Madora had several sisters: Blanche, Viola, and Irene - there was a brother too but his name escapes my memory. She married Noe Pierre Valois also of Leominster whose father owned a meat market. She was mother to Robert, Norman and Richard

And grandmother to Pat, David, Nancy, Susan, Donna, Shelly, Norman, Steven, Christine, Katheryn, Rickie; greatgrandmother to Amy, Jonathan, Sarah, Robbie, Kimberly, Dustin, Christopher, Esther, Ari and Noah and great-greatgrandmother to Anthony and Victoria.

My grandmother was strong, feisty and bold with a funny sense of humor. She loved life, enjoying dancing and parties, music, crocheting, the Red Sox, and 1949 Plymouth

Family mythology has a store of delicious stories about my grandmother. It is said that she would sneak out of her bedroom window at night to go dancing and that she wore trousers when it was absolutely verboten

My grandmother was a factory girl working in the local shirt factory that made Arrow shirts to be were sold around the world. Her job was sewing pockets to the fronts of men's shirts.
She did this for decades


At the end of a work day, factory girls were offered bags of shirting scraps for pennies. These were used for quiltmaking. My grandmother's sisters turned their scraps into beautiful quilts with intricate designs. Not so my grandmother; she would rather be dancing and she hurried through the task giving short shrift to design and color. She made one quilt but didn't finished it until years later when she was pregnant for my father, a very utilitarian quilt..

While my grandfather was fighting the great war, he was jilted by his girlfriend. My grandmother turned this event into an opportunity for herself. Story has it that she was sweet on him and boldly began writing to him. Perhaps she wooed him. In any case they fell in love and were married when he returned home. He was handsome and elegant. But the effects of mustard gas made him weak and sick for the rest of his life; when he died, he was only 58. During his married life, he was seldom strong enough to work; it fell to my grandmother to hold the family together with wages from the shirt factory.

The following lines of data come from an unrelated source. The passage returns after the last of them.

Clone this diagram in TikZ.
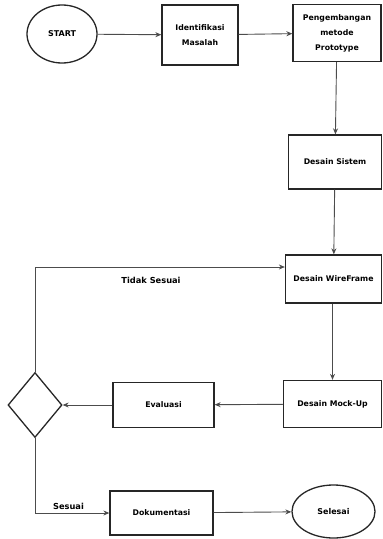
\documentclass[tikz,border=0pt]{standalone}
\usepackage{fontspec}
\setmainfont{DejaVu Sans}
\usetikzlibrary{shapes.geometric,arrows.meta}
\begin{document}
\begin{tikzpicture}[x=1bp,y=-1bp,
  box/.style={draw=black!85,line width=1.3bp,minimum width=#1,inner sep=1bp,align=center,font=\fontsize{7.8}{15}\selectfont\bfseries},
  oval/.style={draw=black!85,line width=1.3bp,ellipse,inner sep=0,align=center,font=\fontsize{8}{9}\selectfont\bfseries},
  dec/.style={draw=black!85,line width=1.3bp,diamond,inner sep=0},
  conn/.style={draw=black!70,line width=0.9bp,-{Stealth[length=6bp,width=5bp]}},
  lbl/.style={font=\fontsize{8.3}{9}\selectfont\bfseries}]
\useasboundingbox (0,0) rectangle (382,539);
\node[oval,minimum width=70bp,minimum height=58bp] (start) at (62,34) {START};
\node[box=76bp,minimum height=60bp] (ident) at (200,35) {Identifikasi\\Masalah};
\node[box=88bp,minimum height=57bp] (peng) at (337,33) {Pengembangan\\metode\\Prototype};
\node[box=93bp,minimum height=54bp] (dsis) at (335,162) {Desain Sistem};
\node[box=96bp,minimum height=48bp] (dwire) at (333.5,279) {Desain WireFrame};
\node[box=98bp,minimum height=47bp] (dmock) at (332.5,404) {Desain Mock-Up};
\node[box=101bp,minimum height=45bp] (eval) at (163.5,405) {Evaluasi};
\node[dec,minimum width=54bp,minimum height=65bp] (dia) at (35,405) {};
\node[box=103bp,minimum height=44bp] (dok) at (161.5,513) {Dokumentasi};
\node[oval,minimum width=83bp,minimum height=53bp] (sel) at (333.5,511.5) {Selesai};
\coordinate (c1) at (35,267);
\coordinate (c2) at (35,513);
\draw[conn] (start) -- (ident);
\draw[conn] (ident) -- (peng);
\draw[conn] (peng) -- (dsis);
\draw[conn] (dsis) -- (dwire);
\draw[conn] (dwire.south -| dmock.north) -- (dmock);
\draw[conn] (dmock) -- (eval);
\draw[conn] (eval) -- (dia);
\draw[conn] (dia.north) -- (c1) -- (c1 -| dwire.west);
\draw[conn] (dia.south) -- (c2) -- (dok);
\draw[conn] (dok) -- (sel);
\node[lbl] (tidak) at (151,280) {Tidak Sesuai};
\node[lbl] (sesuai) at (68.5,506) {Sesuai};
\end{tikzpicture}
\end{document}
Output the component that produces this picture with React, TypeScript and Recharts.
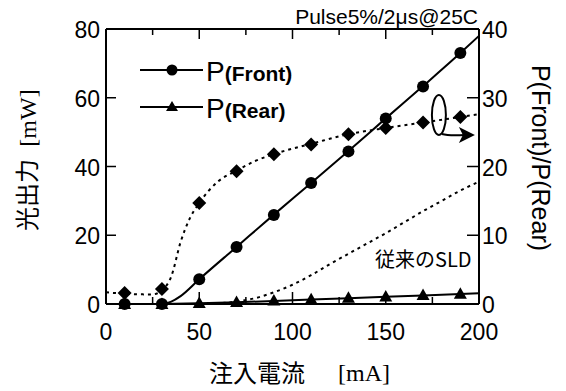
import React from "react";
import {
  ComposedChart,
  Line,
  Scatter,
  XAxis,
  YAxis,
  ReferenceDot,
} from "recharts";

// measured points (current mA)
const currents = [10, 30, 50, 70, 90, 110, 130, 150, 170, 190];
const frontPower = [0, 0, 7.2, 16.6, 25.9, 35.2, 44.4, 54.0, 63.3, 73.0];
const rearPower = [0, 0, 0.3, 0.6, 1.0, 1.4, 1.8, 2.2, 2.6, 2.95];
const frontRearRatio = [1.6, 2.2, 14.7, 19.3, 21.8, 23.2, 24.7, 25.6, 26.4, 27.2];

// fitted curves
const frontFitX = [0, 30, 35, 40, 50, 70, 90, 110, 130, 150, 170, 190, 200];
const frontFitY = [0, 0, 0.7, 2.3, 7.2, 16.6, 26.0, 35.2, 44.5, 54.0, 63.4, 73.0, 78.0];
const rearFitX = [0, 30, 50, 70, 90, 110, 130, 150, 170, 190, 200];
const rearFitY = [0, 0, 0.2, 0.5, 0.9, 1.3, 1.7, 2.1, 2.5, 2.9, 3.1];
const ratioFitX = [0, 10, 20, 25, 30, 35, 40, 45, 50, 60, 70, 80, 90, 100, 110, 130, 150, 170, 190, 200];
const ratioFitY = [1.7, 1.5, 1.4, 1.4, 2.0, 4.0, 9.0, 12.5, 14.7, 17.8, 19.4, 20.8, 21.8, 22.6, 23.3, 24.7, 25.6, 26.4, 27.2, 27.6];
// conventional SLD (right axis)
const sldX = [55, 60, 70, 80, 90, 100, 110, 120, 130, 140, 150, 160, 170, 180, 190, 200];
const sldY = [0, 0.1, 0.35, 0.85, 1.7, 2.8, 4.2, 5.8, 7.3, 8.8, 10.3, 11.9, 13.5, 15.0, 16.5, 17.8];

const xTicks = [0, 25, 50, 75, 100, 125, 150, 175, 200];
const leftTicks = [0, 20, 40, 60, 80];
const rightTicks = [0, 10, 20, 30, 40];

const zip = (xs: number[], ys: number[]) => xs.map((x, i) => ({ x, y: ys[i] }));

const frontPts = zip(currents, frontPower);
const rearPts = zip(currents, rearPower);
const ratioPts = zip(currents, frontRearRatio);
const frontFit = zip(frontFitX, frontFitY);
const rearFit = zip(rearFitX, rearFitY);
const ratioFit = zip(ratioFitX, ratioFitY);
const sldFit = zip(sldX, sldY);

const NUM_FONT = "'Liberation Sans', Arial, sans-serif";
const JP_FONT = "'Noto Sans CJK JP', sans-serif";
const SERIF = "'Liberation Serif', serif";

const BottomTick = (props: any) => {
  const { x, y, payload } = props;
  const v = payload.value;
  const major = v % 50 === 0;
  return (
    <g>
      {v > 0 && v < 200 && (
        <line x1={x} x2={x} y1={y} y2={y - (major ? 12 : 7)} stroke="#000" strokeWidth={1.5} />
      )}
      {major && (
        <text x={x} y={y + 36} textAnchor="middle" fontSize={23} fontFamily={NUM_FONT} fill="#000">
          {v}
        </text>
      )}
    </g>
  );
};

const TopTick = (props: any) => {
  const { x, y, payload } = props;
  const v = payload.value;
  if (v <= 0 || v >= 200) return <g />;
  const major = v % 50 === 0;
  return <line x1={x} x2={x} y1={y} y2={y + (major ? 10 : 6)} stroke="#000" strokeWidth={1.5} />;
};

const LeftTick = (props: any) => {
  const { x, y, payload } = props;
  const v = payload.value;
  return (
    <g>
      {v > 0 && v < 80 && <line x1={x} x2={x + 10} y1={y} y2={y} stroke="#000" strokeWidth={1.5} />}
      <text x={x - 6} y={y + 9} textAnchor="end" fontSize={23} fontFamily={NUM_FONT} fill="#000">
        {v}
      </text>
    </g>
  );
};

const RightTick = (props: any) => {
  const { x, y, payload } = props;
  const v = payload.value;
  return (
    <g>
      {v > 0 && v < 40 && <line x1={x} x2={x - 12} y1={y} y2={y} stroke="#000" strokeWidth={1.5} />}
      <text x={x + 3} y={y + 9} textAnchor="start" fontSize={23} fontFamily={NUM_FONT} fill="#000">
        {v}
      </text>
    </g>
  );
};

const Dot = (p: any) => <circle cx={p.cx} cy={p.cy} r={6} fill="#000" />;
const Tri = (p: any) => (
  <path d={`M${p.cx},${p.cy - 6.5} L${p.cx + 6.5},${p.cy + 5} L${p.cx - 6.5},${p.cy + 5} Z`} fill="#000" />
);
const Diamond = (p: any) => (
  <path d={`M${p.cx},${p.cy - 7} L${p.cx + 7},${p.cy} L${p.cx},${p.cy + 7} L${p.cx - 7},${p.cy} Z`} fill="#000" />
);

// ellipse + arrow pointing to the right axis
const AxisPointer = (p: any) => {
  const { cx, cy } = p;
  return (
    <g>
      <ellipse cx={cx} cy={cy} rx={7} ry={20} fill="none" stroke="#000" strokeWidth={2} />
      <path d={`M${cx + 3},${cy + 19} Q${cx + 10},${cy + 21} ${cx + 26},${cy + 20}`} fill="none" stroke="#000" strokeWidth={2} />
      <path d={`M${cx + 20},${cy + 12} L${cx + 36},${cy + 20} L${cx + 20},${cy + 28} L${cx + 24},${cy + 20} Z`} fill="#000" />
    </g>
  );
};

export default function App() {
  return (
    <div style={{ position: "absolute", left: 0, top: 0, background: "#fff" }}>
      <ComposedChart width={566} height={391} margin={{ top: 0, right: 0, bottom: 0, left: 0 }}>
        <XAxis
          xAxisId="b"
          dataKey="x"
          type="number"
          domain={[0, 200]}
          ticks={xTicks}
          interval={0}
          height={87}
          tickSize={0}
          tickMargin={0}
          tickLine={false}
          axisLine={{ stroke: "#000", strokeWidth: 2 }}
          tick={<BottomTick />}
        />
        <XAxis
          xAxisId="t"
          dataKey="x"
          type="number"
          orientation="top"
          domain={[0, 200]}
          ticks={xTicks}
          interval={0}
          height={29}
          tickSize={0}
          tickMargin={0}
          tickLine={false}
          axisLine={{ stroke: "#000", strokeWidth: 2 }}
          tick={<TopTick />}
        />
        <YAxis
          yAxisId="left"
          dataKey="y"
          type="number"
          domain={[0, 80]}
          ticks={leftTicks}
          interval={0}
          width={106}
          tickSize={0}
          tickMargin={0}
          tickLine={false}
          axisLine={{ stroke: "#000", strokeWidth: 2 }}
          tick={<LeftTick />}
        />
        <YAxis
          yAxisId="right"
          dataKey="y"
          type="number"
          orientation="right"
          domain={[0, 40]}
          ticks={rightTicks}
          interval={0}
          width={87}
          tickSize={0}
          tickMargin={0}
          tickLine={false}
          axisLine={{ stroke: "#000", strokeWidth: 2 }}
          tick={<RightTick />}
        />

        <Line data={frontFit} xAxisId="b" yAxisId="left" dataKey="y" type="monotone" stroke="#000" strokeWidth={2} dot={false} isAnimationActive={false} />
        <Line data={rearFit} xAxisId="b" yAxisId="left" dataKey="y" type="linear" stroke="#000" strokeWidth={2} dot={false} isAnimationActive={false} />
        <Line data={ratioFit} xAxisId="b" yAxisId="right" dataKey="y" type="monotone" stroke="#000" strokeWidth={2} strokeDasharray="3 4" dot={false} isAnimationActive={false} />
        <Line data={sldFit} xAxisId="t" yAxisId="right" dataKey="y" type="monotone" stroke="#000" strokeWidth={2} strokeDasharray="3 4" dot={false} isAnimationActive={false} />

        <Scatter data={rearPts} xAxisId="b" yAxisId="left" dataKey="y" shape={<Tri />} isAnimationActive={false} />
        <Scatter data={frontPts} xAxisId="b" yAxisId="left" dataKey="y" shape={<Dot />} isAnimationActive={false} />
        <Scatter data={ratioPts} xAxisId="b" yAxisId="right" dataKey="y" shape={<Diamond />} isAnimationActive={false} />

        <ReferenceDot xAxisId="b" yAxisId="right" x={178.5} y={27.5} shape={<AxisPointer />} />

        {/* title */}
        <text x={478} y={24} textAnchor="end" fontSize={21} fontFamily={NUM_FONT}>
          Pulse5%/2μs@25C
        </text>

        {/* legend */}
        <line x1={140} x2={203} y1={70} y2={70} stroke="#000" strokeWidth={2} />
        <circle cx={172} cy={70} r={5.5} fill="#000" />
        <text x={206} y={81} fontFamily={NUM_FONT}>
          <tspan fontSize={28}>P</tspan>
          <tspan fontSize={21} fontWeight="bold">(Front)</tspan>
        </text>
        <line x1={140} x2={203} y1={107} y2={107} stroke="#000" strokeWidth={2} />
        <path d="M172,101 L178,111 L166,111 Z" fill="#000" />
        <text x={206} y={118} fontFamily={NUM_FONT}>
          <tspan fontSize={28}>P</tspan>
          <tspan fontSize={21} fontWeight="bold">(Rear)</tspan>
        </text>

        {/* conventional SLD note */}
        <text x={375} y={267} fontSize={20} fontFamily={JP_FONT}>
          従来のSLD
        </text>

        {/* axis titles */}
        <text x={209} y={382} fontSize={24} fontFamily={JP_FONT}>
          注入電流
        </text>
        <text x={338} y={381} fontSize={24} fontFamily={SERIF}>
          [mA]
        </text>
        <text transform="translate(36,195) rotate(-90)" textAnchor="middle" fontSize={24} fontFamily={JP_FONT}>
          光出力
        </text>
        <text transform="translate(36,118) rotate(-90)" textAnchor="middle" fontSize={24} fontFamily={SERIF}>
          [mW]
        </text>
        <text transform="translate(532,158) rotate(90)" textAnchor="middle" fontSize={25} fontFamily={NUM_FONT}>
          P(Front)/P(Rear)
        </text>
      </ComposedChart>
    </div>
  );
}
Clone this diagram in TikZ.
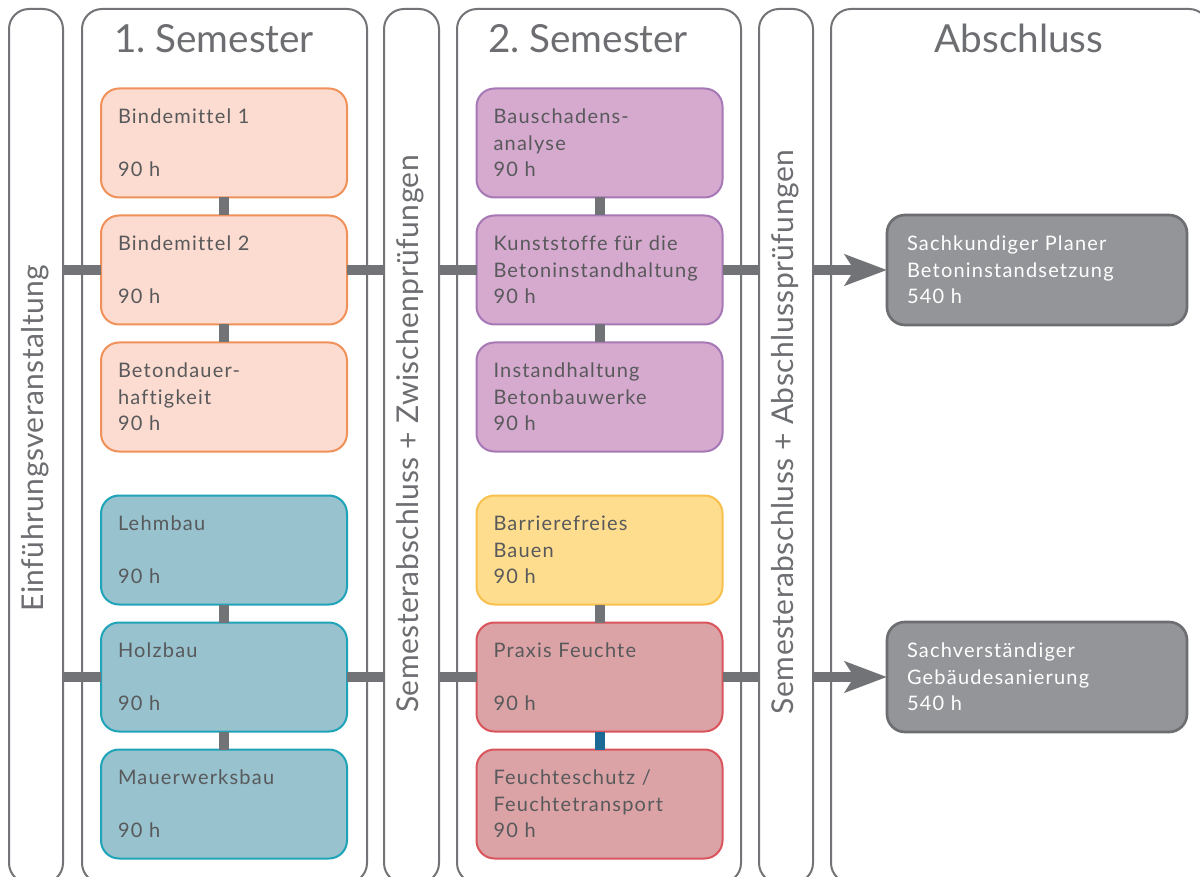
\documentclass[tikz,border=0pt]{standalone}
\usepackage{fontspec}
\setmainfont{Lato}
\newfontfamily\boxfont[LetterSpace=6, Ligatures=CommonOff]{Lato}
\newfontfamily\sidefont[LetterSpace=1.5, Ligatures=CommonOff]{Lato}
\usetikzlibrary{arrows.meta,positioning}
\definecolor{framegray}{HTML}{737477}
\definecolor{bargray}{HTML}{727376}
\definecolor{txtgray}{HTML}{58595B}
\definecolor{headgray}{HTML}{6D6E71}
\definecolor{orangefill}{HTML}{FCDBD0}
\definecolor{orangeline}{HTML}{F0915A}
\definecolor{tealfill}{HTML}{98C2CE}
\definecolor{tealline}{HTML}{1FA3B8}
\definecolor{purplefill}{HTML}{D6A9CF}
\definecolor{purpleline}{HTML}{A678B5}
\definecolor{yellowfill}{HTML}{FFDD8E}
\definecolor{yellowline}{HTML}{F8C04C}
\definecolor{redfill}{HTML}{DCA3A6}
\definecolor{redline}{HTML}{D9545B}
\definecolor{finalfill}{HTML}{939598}
\definecolor{finalline}{HTML}{6D6E71}
\definecolor{linkblue}{HTML}{1E6A96}
\newdimen\boxgap
\newdimen\blockgap
\boxgap=13.5pt
\blockgap=33pt
\tikzstyle{frame}=[
  draw=framegray,
  line width=1.5pt,
  rounded corners=15pt,
  anchor=north west,
  minimum height=655.5pt,
]
\tikzstyle{module}=[
  rectangle,
  rounded corners=13.5pt,
  line width=1.5pt,
  outer sep=0pt,
  minimum width=184.5pt,
  minimum height=81.75pt,
  text width=159pt,
  inner xsep=12.75pt,
  align=left,
  text=txtgray,
  font=\boxfont\fontsize{15}{19.9}\selectfont,
]
\tikzstyle{link}=[
  draw=bargray,
  line width=7.5pt,
]
\tikzset{
  node distance=\boxgap,
  orange/.style={module, fill=orangefill, draw=orangeline},
  teal/.style={module, fill=tealfill, draw=tealline},
  purple/.style={module, fill=purplefill, draw=purpleline},
  yellow/.style={module, fill=yellowfill, draw=yellowline},
  red/.style={module, fill=redfill, draw=redline},
  final/.style={module, fill=finalfill, draw=finalline, line width=2pt,
    minimum width=225pt, minimum height=82.5pt, text width=195pt,
    inner xsep=15pt, text=white},
  head/.style={anchor=base, text=headgray, font=\fontsize{29}{34}\selectfont},
  vlabel/.style={rotate=90, text=headgray, font=\sidefont\fontsize{22.5}{26}\selectfont},
  toarrow/.style={link, -{Stealth[length=31.5pt, width=23pt, inset=7pt]}},
}

\begin{document}
\begin{tikzpicture}[x=0.75pt, y=-0.75pt]
  \fill[white, use as bounding box] (0,0) rectangle (1200,877);
  \clip (0,0) rectangle (1200,877);

  % columns
  \node[frame, minimum width=40.5pt] (intro) at (8,8) {};
  \node[frame, minimum width=213.75pt] (sem1) at (81,8) {};
  \node[frame, minimum width=41.25pt] (midexam) at (383,8) {};
  \node[frame, minimum width=213pt] (sem2) at (456,8) {};
  \node[frame, minimum width=40.5pt] (endexam) at (758,8) {};
  \node[frame, minimum width=283.5pt] (abschluss) at (830,8) {};

  \node[head] at (214,53) {1.\ Semester};
  \node[head] at (588,53) {2.\ Semester};
  \node[head] at (1019,53) {Abschluss};

  \node[vlabel] at (35,438) {Einführungsveranstaltung};
  \node[vlabel] at (410.5,434) {Semesterabschluss + Zwischenprüfungen};
  \node[vlabel] at (785,432) {Semesterabschluss + Abschlussprüfungen};

  % 1. Semester
  \node[orange] (bm1) at (224,143) {Bindemittel 1\\~\\90 h};
  \node[orange, below=of bm1] (bm2) {Bindemittel 2\\~\\90 h};
  \node[orange, below=of bm2] (bd) {Betondauer-\\haftigkeit\\90 h};
  \node[teal, below=\blockgap of bd] (lehm) {Lehmbau\\~\\90 h};
  \node[teal, below=of lehm] (holz) {Holzbau\\~\\90 h};
  \node[teal, below=of holz] (mauer) {Mauerwerksbau\\~\\90 h};

  % 2. Semester
  \node[purple] (baus) at (599.5,143) {Bauschadens-\\analyse\\90 h};
  \node[purple, below=of baus] (kunst) {Kunststoffe für die\\Betoninstandhaltung\\90 h};
  \node[purple, below=of kunst] (inst) {Instandhaltung\\Betonbauwerke\\90 h};
  \node[yellow, below=\blockgap of inst] (barr) {Barrierefreies\\Bauen\\90 h};
  \node[red, below=of barr] (praxis) {Praxis Feuchte\\~\\90 h};
  \node[red, below=of praxis] (feucht) {Feuchteschutz /\\Feuchtetransport\\90 h};

  % Abschluss
  \node[final] (planer) at (1037,270) {Sachkundiger Planer\\Betoninstandsetzung\\540 h};
  \node[final] (sv) at (1037,677) {Sachverständiger\\Gebäudesanierung\\540 h};

  % links
  \draw[link] (bm1) -- (bm2);
  \draw[link] (bm2) -- (bd);
  \draw[link] (lehm) -- (holz);
  \draw[link] (holz) -- (mauer);
  \draw[link] (baus) -- (kunst);
  \draw[link] (kunst) -- (inst);
  \draw[link] (barr) -- (praxis);
  \draw[link, draw=linkblue] (praxis) -- (feucht);

  \draw[link] (intro.east |- bm2.west) -- (bm2.west);
  \draw[link] (bm2.east) -- (bm2.east -| midexam.west);
  \draw[link] (midexam.east |- kunst.west) -- (kunst.west);
  \draw[link] (kunst.east) -- (kunst.east -| endexam.west);
  \draw[toarrow] (endexam.east |- planer.west) -- (planer.west);

  \draw[link] (intro.east |- holz.west) -- (holz.west);
  \draw[link] (holz.east) -- (holz.east -| midexam.west);
  \draw[link] (midexam.east |- praxis.west) -- (praxis.west);
  \draw[link] (praxis.east) -- (praxis.east -| endexam.west);
  \draw[toarrow] (endexam.east |- sv.west) -- (sv.west);
\end{tikzpicture}
\end{document}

Perhaps Noe wasn't strong enough to work. But family stories attest to the fact that illness didn't prevent him from ruling the roost with an iron hand. He demanded accountability for the smallest expenditures. My grandmother was compelled to record every purchase into a little black book that he kept on a shelf in the kitchen. One day, it is said, that she told him she would not continue this practice; she needed to have a few coins for spending money. He acquiesed. He chose every piece of furniture and made every purchase large and small without consulting my grandmother although it was she who earned the dollars that made it possible.

My father Robert Noe was her first child, born in 1921. I was her first grandchild, born in 1944 while my father was in the European theater. For a time my mother and I stayed with my grandparents. I was the daughter they didn't have: they loved me and spoiled me. Even after my father came back from the war, we lived only a few streets from them; there were lots of visits and over-nights there.

Laying in bed in the early morning at my grandmother's house I would listen to her moving around the kitchen starting breakfast. I loved the soft sound her slippers made -- a kind of scuff scuff scuff sound as she walked about the kitchen making coffee for herself and cocoa for me. Breakfast was always a 'folded over marshmallow toast' that I thought was the best breakfast in the world.

She loved her family and we came first. She wanted us near. And more, she demanded to be an integral part of our daily lives. She drove a 1949 Plymouth. Blue with grey furry seats. It had been my grandfathers; she drove it until she no longer drove at all - into the 1960s. There she'd be .. .. .. put-put-put-ting along in her little blue car. Often arriving at just the wrong time (according to my mother) .. .. but she never came empty-handed; she always had a treat. Donuts or dessert for a little visit during the day.

2 comments:

2nd gen said...

Pat,
Your grandmother must have been a wonderful person and very beautiful. I am enjoying checking out your blogs, you have a way with words. Thank you for sharing.
Barb

Pat said...

Thank our Barb, for your reading my blog and giving me nice compliments. Last night, I was invited to join a group of women who journal - the group is called journaling for wellness. My first thought was, "well, I dont' journal". Later, I thought, "well, of course I do. I BLOG".